The Washington Post is reporting that the the Biden Administration is planning “a remarkable escalation” and is placing armed soldiers on commercial ships. What could go wrong? Paul R. Pillar writes in Responsible Statecraft:
The last time the United States placed armament and military personnel, ready to fight, on ocean-going commercial vessels was during the world wars of the 20th Century.
On that cautionary note— Welcome to The Hale Report. My guest is Trita Parsi and our topic is Iran. We first met when he was president of the National Iranian American Council (NIAC) and I served on the board.
I have long admired Trita Parsi’s ability to articulate the nuances of complex geopolitical situations with clarity. He's not just an observer, but a participant in one of the key strategic relationships of our era. Currently executive vice president at the Quincy Institute for Responsible Statecraft, he is an award winning author of three books and an expert on US-Iranian relations and the geopolitics of the Middle East. His latest book - Losing an Enemy: Obama, Iran and the Triumph of Diplomacy (Yale University Press) - reveals the behind the scenes story of the historic nuclear deal with Iran.
Named by Washingtonian Magazine as one of the 25 most influential voices on foreign policy in Washington, Trita Parsi operates at the very heart of the US-Iran relationship, uniquely placed to talk to both sides at the highest level of policymaking. He first studied international relations and economics in Sweden, his second homeland, and then earned his PhD in foreign policy at Johns Hopkins School for Advanced International Studies where he studied under Francis Fukuyama and Zbigniew Brzezinski.
You've probably seen his writing in the Washington Post, Wall Street Journal, New York Times, and the Financial Times. He is a frequent guest on NPR, CNN, and the BBC. Fluent in Persian and Swedish, he is the only person I have interviewed for EconVue twice. And by the way, I think you will find his comments on the current situation in Sweden eye-opening.

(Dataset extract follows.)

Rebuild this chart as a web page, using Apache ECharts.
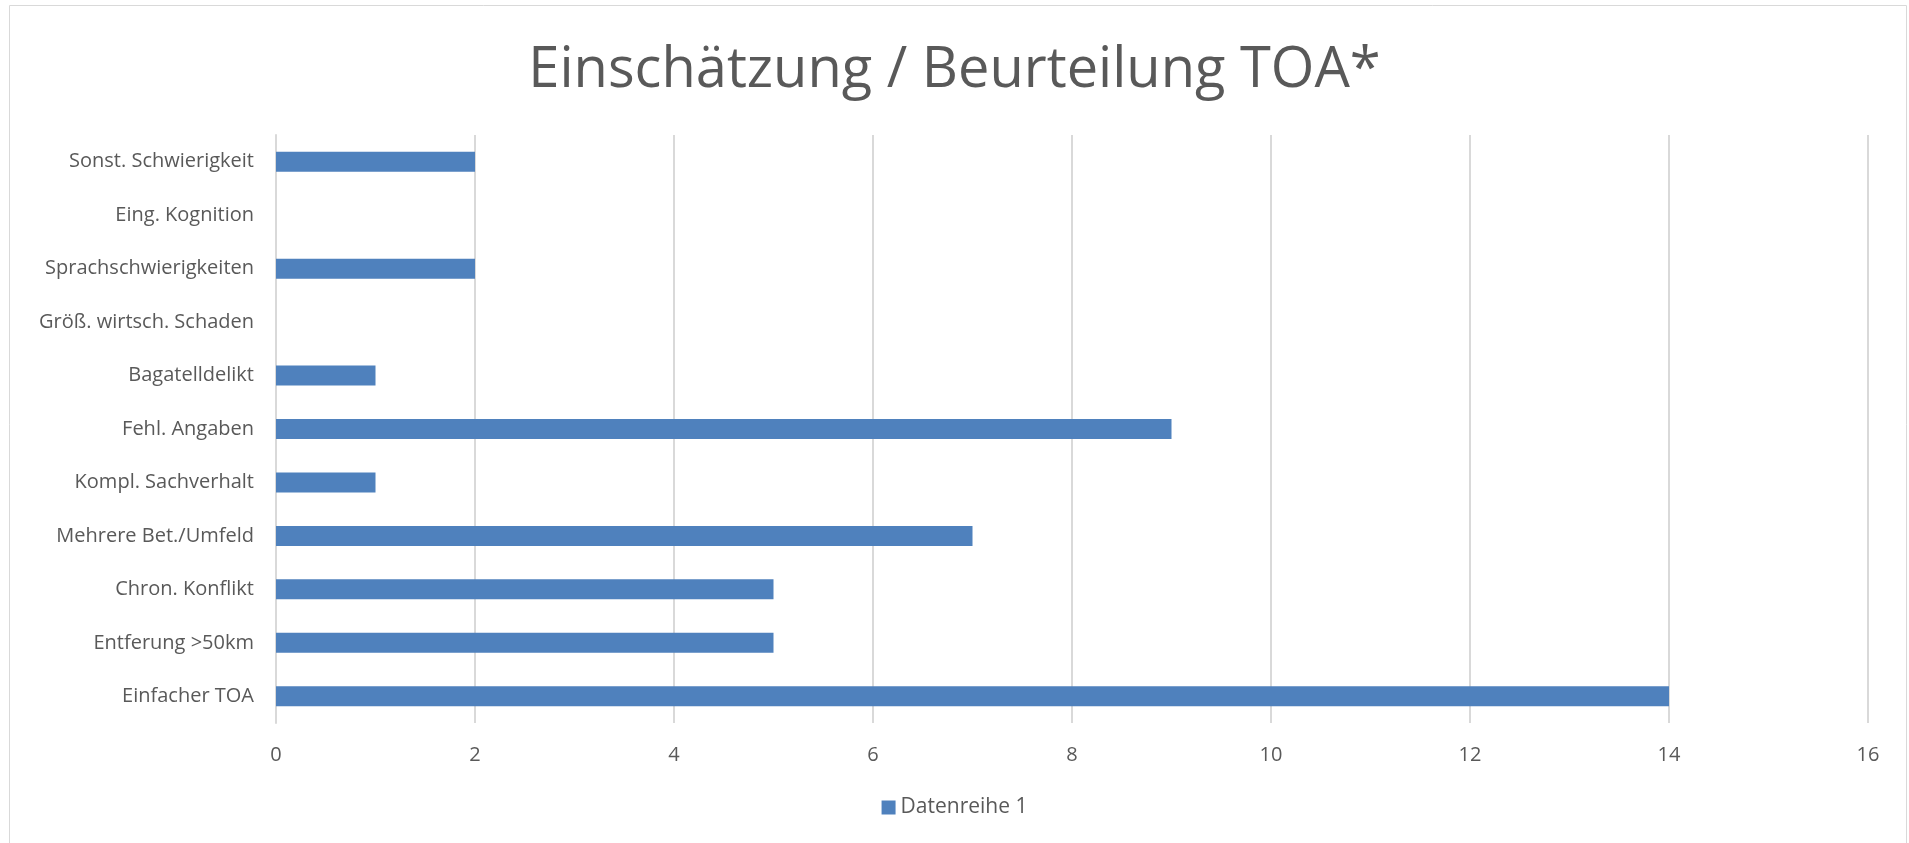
<!DOCTYPE html>
<html>
<head>
<meta charset="utf-8">
<script src="https://cdn.jsdelivr.net/npm/echarts@6/dist/echarts.min.js"></script>
<style>
  html, body { margin: 0; padding: 0; background: #fff; }
  #main { width: 1909px; height: 843px; }
</style>
</head>
<body>
<div id="main"></div>
<script>
// Kategorien von unten nach oben (wie ECharts die y-Achse aufbaut)
var categories = ['Einfacher TOA', 'Entferung >50km', 'Chron. Konflikt', 'Mehrere Bet./Umfeld',
  'Kompl. Sachverhalt', 'Fehl. Angaben', 'Bagatelldelikt', 'Größ. wirtsch. Schaden',
  'Sprachschwierigkeiten', 'Eing. Kognition', 'Sonst. Schwierigkeit'];
var values = [14, 5, 5, 7, 1, 9, 1, 0, 2, 0, 2];
var seriesName = 'Datenreihe 1';

var myChart = echarts.init(document.getElementById('main'));
var option = {
    textStyle: { fontFamily: 'Open Sans' },
    title: {
        text: 'Einschätzung / Beurteilung TOA*',
        left: 'center',
        top: 38,
        textStyle: {
            color: '#595959',
            fontSize: 56,
            fontWeight: 'normal',
            fontFamily: 'Open Sans'
        }
    },
    graphic: [{
        type: 'rect',
        shape: { x: 9.5, y: 5.5, width: 1897, height: 850 },
        style: { fill: 'none', stroke: '#d9d9d9', lineWidth: 1 },
        silent: true
    }],
    legend: {
        data: [seriesName],
        bottom: 20,
        left: 'center',
        icon: 'rect',
        itemWidth: 14,
        itemHeight: 14,
        itemGap: 6,
        textStyle: { color: '#595959', fontSize: 21 }
    },
    grid: {
        left: 276,
        right: 41,
        top: 135,
        height: 588
    },
    xAxis: {
        type: 'value',
        min: 0,
        max: 16,
        interval: 2,
        axisLine: { show: false },
        axisTick: { show: false },
        axisLabel: { color: '#595959', fontSize: 20, margin: 22 },
        splitLine: { lineStyle: { color: '#d9d9d9', width: 2 } }
    },
    yAxis: {
        type: 'category',
        data: categories,
        axisLine: { show: true, lineStyle: { color: '#d9d9d9', width: 2 } },
        axisTick: { show: false },
        axisLabel: { color: '#595959', fontSize: 20, margin: 22 }
    },
    series: [{
        name: seriesName,
        type: 'bar',
        data: values,
        barWidth: 20,
        itemStyle: {
            color: '#4f81bd'
        }
    }]
};
myChart.setOption(option);
</script>
</body>
</html>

To share a personal note, for me Iran is literally the stuff that dreams are made of - I have vivid dreams of returning to Tehran, wandering about a city that is as I left it as a child. I planned to return after studying Persian at the University of Chicago, but the Iran hostage crisis intervened and changed US-Iran relations forever. I feel a special connection to this beautiful country and to its amazing people and culture; the Iranian diaspora has meant that I have been able to enjoy both new and very old friendships. Next year I will attend the reunion of my childhood school in Washington. Maybe, someday, we can all meet in Iran.
Things could get worse before they get better. Back in 2011, when I first interviewed Trita Parsi, I wrote about The Coming Accidental War with Iran for Yale Books Blog. I was wrong about the timing. I hope that I will continue to be wrong. The perhaps contradictory news today that four US prisoners detained in Iran are about to be released is very happy news indeed for their families.